## Collected data:
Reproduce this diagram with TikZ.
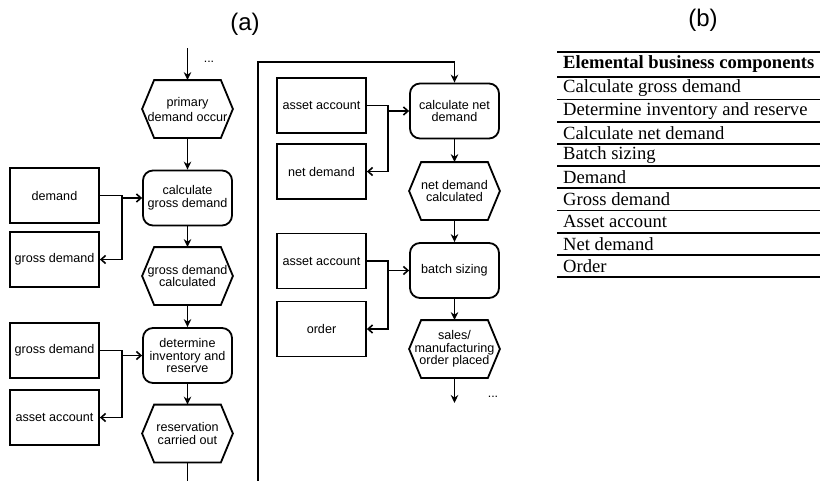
\documentclass[tikz,border=0pt]{standalone}
\usepackage{fontspec}
\setmainfont{Liberation Serif}
\setsansfont{Liberation Sans}
\usetikzlibrary{arrows.meta,calc}
\newcommand\hexo[1]{\draw[line width=1.8pt] (#1.west) -- ([xshift=12pt]#1.north west) -- ([xshift=-12pt]#1.north east) -- (#1.east) -- ([xshift=-12pt]#1.south east) -- ([xshift=12pt]#1.south west) -- cycle;}
\begin{document}
\begin{tikzpicture}[x=1pt,y=-1pt,
  base/.style={line width=1.8pt, minimum width=89pt, minimum height=55pt, inner sep=1pt, align=center, font=\sffamily\fontsize{12.6}{12.7}\selectfont},
  databox/.style={base, draw},
  procbox/.style={base, draw, rounded corners=10pt},
  hexbox/.style={base, draw=none, minimum height=56pt},
  flow/.style={line width=1.6pt, -{Stealth[length=8pt,width=7.5pt]}},
  feed/.style={line width=1.6pt, -{Straight Barb[length=4.5pt,width=8pt]}},
  tabrule/.style={line width=1.8pt},
  tabtext/.style={anchor=west, inner sep=0pt, font=\fontsize{18.6}{22}\selectfont},
  dotslabel/.style={font=\sffamily\fontsize{12.4}{14}\selectfont}
]
\clip (0,0) rectangle (830,480);
\fill[white] (0,0) rectangle (830,480);

% titles
\node[font=\sffamily\fontsize{24}{28}\selectfont] (la) at (245,24) {(a)};
\node[font=\sffamily\fontsize{24}{28}\selectfont] (lb) at (703,20) {(b)};

% left column
\node[databox] (demand) at (54.5,195.5) {demand};
\node[databox] (gd1) at (54.5,259.5) {gross demand};
\node[databox] (gd2) at (54.5,350.5) {gross demand};
\node[databox] (aa1) at (54.5,417.5) {asset account};
\node[hexbox, font=\sffamily\fontsize{12.6}{15}\selectfont] (pdo) at (187.5,109) {primary\\demand occur};
\hexo{pdo}
\node[procbox] (cgd) at (187.5,198) {calculate\\gross demand};
\node[hexbox] (gdc) at (187.5,276) {gross demand\\calculated};
\hexo{gdc}
\node[procbox] (dir) at (187.5,355.5) {determine\\inventory and\\reserve};
\node[hexbox] (rco) at (187.5,433.5) {reservation\\carried out};
\hexo{rco}

% right column
\node[databox] (aa2) at (321.5,105.5) {asset account};
\node[databox] (nd) at (321.5,171.5) {net demand};
\node[databox] (aa3) at (321.5,261) {asset account};
\node[databox] (ord) at (321.5,329) {order};
\node[procbox] (cnd) at (454.5,111) {calculate net\\demand};
\node[hexbox] (ndc) at (454.5,191) {net demand\\calculated};
\hexo{ndc}
\node[procbox] (bs) at (454.5,270.5) {batch sizing};
\node[hexbox] (smo) at (454.5,349) {sales/\\manufacturing\\order placed};
\hexo{smo}

% main flow
\coordinate (start) at (187.5,48);
\node[dotslabel] (dots1) at (209,62) {...};
\draw[flow] (start) -- (pdo.north);
\draw[flow] (pdo.south) -- (cgd.north);
\draw[flow] (cgd.south) -- (gdc.north);
\draw[flow] (gdc.south) -- (dir.north);
\draw[flow] (dir.south) -- (rco.north);
\coordinate (loopx) at (258,62);
\draw[flow] (rco.south) -- ++(0,40) -| (loopx) -| (cnd.north);
\draw[flow] (cnd.south) -- (ndc.north);
\draw[flow] (ndc.south) -- (bs.north);
\draw[flow] (bs.south) -- (smo.north);
\coordinate (end) at (454.5,403);
\draw[flow] (smo.south) -- (end);
\node[dotslabel] (dots2) at (493,397) {...};

% data feeds left
\coordinate (jl) at (122,0);
\draw[feed] (demand.east) -| (jl |- gd1.east) -- (gd1.east);
\draw[feed] (jl |- cgd.west) -- (cgd.west);
\draw[feed] (gd2.east) -| (jl |- aa1.east) -- (aa1.east);
\draw[feed] (jl |- dir.west) -- (dir.west);

% data feeds right
\coordinate (jr) at (388,0);
\draw[feed] (aa2.east) -| (jr |- nd.east) -- (nd.east);
\draw[feed] (jr |- cnd.west) -- (cnd.west);
\draw[feed] (aa3.east) -| (jr |- ord.east) -- (ord.east);
\draw[feed] (jr |- bs.west) -- (bs.west);

% table (b)
\draw[tabrule] (557,51.7) -- (820,51.7);
\foreach \k in {0,...,9}
  \draw[tabrule] (557,{77.3+22.2*\k}) -- (820,{77.3+22.2*\k});
\node[tabtext, font=\bfseries\fontsize{18.6}{22}\selectfont] (th) at (563,64.5) {Elemental business components};
\foreach \t [count=\i] in {Calculate gross demand, Determine inventory and reserve, Calculate net demand, Batch sizing, Demand, Gross demand, Asset account, Net demand, Order}
  \node[tabtext] (r\i) at (563,{77.3+22.2*(\i-0.5)}) {\t};
\end{tikzpicture}
\end{document}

## Task instructions:
Write out exactly the lines between the start of the data and the line with "(lb) at (703,20)", including both, but none of the pictures.

## Result below:
Reproduce this diagram with TikZ.
\documentclass[tikz,border=0pt]{standalone}
\usepackage{fontspec}
\setmainfont{Liberation Serif}
\setsansfont{Liberation Sans}
\usetikzlibrary{arrows.meta,calc}
\newcommand\hexo[1]{\draw[line width=1.8pt] (#1.west) -- ([xshift=12pt]#1.north west) -- ([xshift=-12pt]#1.north east) -- (#1.east) -- ([xshift=-12pt]#1.south east) -- ([xshift=12pt]#1.south west) -- cycle;}
\begin{document}
\begin{tikzpicture}[x=1pt,y=-1pt,
  base/.style={line width=1.8pt, minimum width=89pt, minimum height=55pt, inner sep=1pt, align=center, font=\sffamily\fontsize{12.6}{12.7}\selectfont},
  databox/.style={base, draw},
  procbox/.style={base, draw, rounded corners=10pt},
  hexbox/.style={base, draw=none, minimum height=56pt},
  flow/.style={line width=1.6pt, -{Stealth[length=8pt,width=7.5pt]}},
  feed/.style={line width=1.6pt, -{Straight Barb[length=4.5pt,width=8pt]}},
  tabrule/.style={line width=1.8pt},
  tabtext/.style={anchor=west, inner sep=0pt, font=\fontsize{18.6}{22}\selectfont},
  dotslabel/.style={font=\sffamily\fontsize{12.4}{14}\selectfont}
]
\clip (0,0) rectangle (830,480);
\fill[white] (0,0) rectangle (830,480);

% titles
\node[font=\sffamily\fontsize{24}{28}\selectfont] (la) at (245,24) {(a)};
\node[font=\sffamily\fontsize{24}{28}\selectfont] (lb) at (703,20) {(b)};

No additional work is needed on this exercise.